With Mufti now handing over her resignation and no other contender for government formation, Governor’s rule was inevitable in the state. While this may help step up security operations, the nature of militancy has changed in last few years with nationalism being replaced by a growing Islamist identity. A report, for Different Truths.

Last week, Jammu and Kashmir have been placed under Governor’s rule for a record 8th time. On March 25, 1977, for the first time, Governor’s rule was imposed on the state after the Congress withdrew support to Sheikh Abdulla’s National Conference government, which came to power following an accord with Indira Gandhi in 1975; Abdulla returned to power after polls. Governor’s rule lasted for 105 days after which Sheikh returned to power. The longest period J&K was put under governor’s rule—three years—was on January 19, 1990. The rule started after Farooq Abdullah resigned over the appointment of Jagmohan as governor, during a spike in militancy. National Conference was returned to power after 1996 polls.

What was the experience of Governor’s rule? Kashmir specialists say the repeated governor rules were not happy event even though law and order had improved. The militancy, however, rose steadily though somewhat slowly, during Governor’s rule.

The Present Governor’s rule is altogether for a different reason. The BJP’s decision to exit the ruling alliance with PDP may not be as abrupt as it seems to be. At first sight, it is puzzling that the BJP should pull the plug on a government of which it was proud to be part—this was the first time, after all, that the party had occupied the seat of power in a state that appeared close to it before 2014. The government still had more than two years left for its six-year term. The BJP has said it has become “untenable” for it to continue in partnership as the twin objective of peace and development, was nowhere near being achieved, and lamented the erosion of fundamental rights such as free speech and right to life. That is a poor argument, given that its government at the centre, has decided for the better part of the last three years that the way forward in Kashmir was the muscular force despite entreaties by PDP to open dialogue with stakeholders.

The alliance, which lasted for three years, was marked by contradictions right from the beginning. Nonetheless, the coming together of parties seen as hard-line Hindu nationalist and soft on separatists respectively was touted as both a practical recognition of ground realities and a bid to provide stable government after assembly poll threw up a fractured mandate.
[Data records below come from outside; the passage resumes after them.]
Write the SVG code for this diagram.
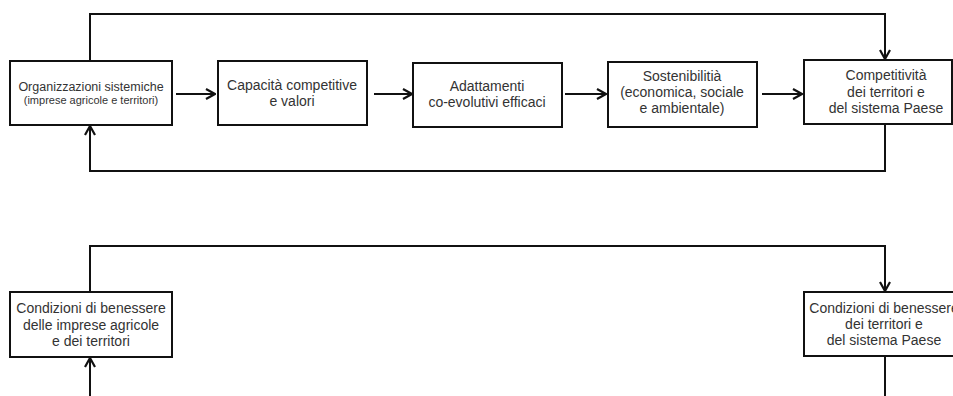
<svg xmlns="http://www.w3.org/2000/svg" width="953" height="396" viewBox="0 0 953 396">
<style>
.box{fill:#fff;stroke:#111;stroke-width:2}
.ln{fill:none;stroke:#111;stroke-width:2}
text{font-family:"Liberation Sans",Arial,sans-serif;font-size:14px;fill:#333;text-anchor:middle}
.sm{font-size:12.5px}
.xs{font-size:11px}
</style>
<defs>
<marker id="ah" viewBox="0 0 12 12" refX="11" refY="6" markerWidth="12" markerHeight="12" markerUnits="userSpaceOnUse" orient="auto">
<path d="M2,1 L11,6 L2,11" fill="none" stroke="#111" stroke-width="2.2"/>
</marker>
</defs>
<rect width="953" height="396" fill="#fff"/>
<g id="connectors">
<path class="ln" d="M90,61 V14 H885 V59" marker-end="url(#ah)"/>
<path class="ln" d="M885,124 V171 H90 V126" marker-end="url(#ah)"/>
<path class="ln" d="M176,94 H215" marker-end="url(#ah)"/>
<path class="ln" d="M374,94 H412" marker-end="url(#ah)"/>
<path class="ln" d="M565,94 H606" marker-end="url(#ah)"/>
<path class="ln" d="M762,94 H802" marker-end="url(#ah)"/>
<path class="ln" d="M90,292 V246 H885 V291" marker-end="url(#ah)"/>
<path class="ln" d="M885,356 V396"/>
<path class="ln" d="M90,396 V358" marker-end="url(#ah)"/>
</g>
<g id="n1">
<rect class="box" x="10" y="61" width="162" height="64"/>
<text class="sm" x="91" y="91">Organizzazioni sistemiche</text>
<text class="xs" x="91" y="104">(imprese agricole e territori)</text>
</g>
<g id="n2">
<rect class="box" x="218" y="61" width="149" height="64"/>
<text x="292" y="90">Capacità competitive</text>
<text x="292" y="106">e valori</text>
</g>
<g id="n3">
<rect class="box" x="413" y="63" width="149" height="64"/>
<text x="487" y="91">Adattamenti</text>
<text x="487" y="107">co-evolutivi efficaci</text>
</g>
<g id="n4">
<rect class="box" x="608" y="62" width="149" height="65"/>
<text x="682" y="81">Sostenibilitià</text>
<text x="682" y="97">(economica, sociale</text>
<text x="682" y="113">e ambientale)</text>
</g>
<g id="n5">
<rect class="box" x="804" y="60" width="148" height="64"/>
<text x="886" y="80">Competitività</text>
<text x="886" y="97">dei territori e</text>
<text x="886" y="113">del sistema Paese</text>
</g>
<g id="n6">
<rect class="box" x="10" y="292" width="162" height="65"/>
<text x="91" y="313">Condizioni di benessere</text>
<text x="91" y="330">delle imprese agricole</text>
<text x="91" y="346">e dei territori</text>
</g>
<g id="n7">
<rect class="box" x="804" y="292" width="170" height="64"/>
<text x="884" y="313">Condizioni di benessere</text>
<text x="884" y="329">dei territori e</text>
<text x="884" y="345">del sistema Paese</text>
</g>
</svg>
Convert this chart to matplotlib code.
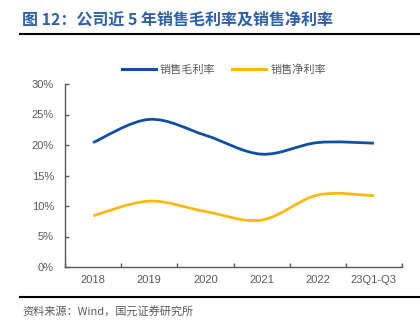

But the optimism faded fast after Mufti Mohammed Sayeed’s death, and polarization further deepened.

While BJP favoured a muscular security approach towards militancy and shunned the separatists, PDP wanted a different political approach but was constrained by compulsion of an alliance. Kashmir valley drifted further from Jammu. Fissures really widened with militant Burhan Wan’s funeral, which was followed by a period of daily protests, crippling the normalcy in Kashmir. Things took a different turn for the worse after the Kathua gang rape and murder of a Muslim girl earlier this year where some state BJP leaders were seen to be supporting the accuse. But the last straw was disagreement over continuing Ramzan ceasefire. This was Mufti’s peace initiative but the centre decided to end it citing deteriorating law and order, especially after journalist Shujat Bukhari’ assassination in Srinagar.

With Mufti now handing over her resignation and no other contender for government formation, Governor’s rule was inevitable in the state. While this may help step up security operations, the nature of militancy has changed in last few years with nationalism being replaced by a growing Islamist identity. Plus, there are reports that Pakistan is willing to draw support from terrorists in Kashmir.

Politically, it’s clear that the BJP is looking at the 2019 Lok Sabha elections where it would like to contest on nationalist, pro-Hindu plank. The alliance with PDP simply did not gel with this. It could tell voters that it tried its best in J&K. but needed a bigger mandate to deliver results. And, PDP could try to blame all the government failures on its former ally. It’s possible that J&K assembly polls will be held along with general elections. But a prolonged period of Governor’s rule would be a bad call as the state desperately needs a functional government.

Mufti, who resigned as soon as BJP announced its pull out, and made clear that the party would not form the government with another ally, continues to defend the alliance as one founded with a great vision. Indeed, it was, and briefly, it sparked hope that ideological enemies could work together to bring positive change in J&K. it would be no exaggeration to say that the experiment failed because politics and ideology finally trumped vision and that it has left the state worse, and more communally polarized, than before.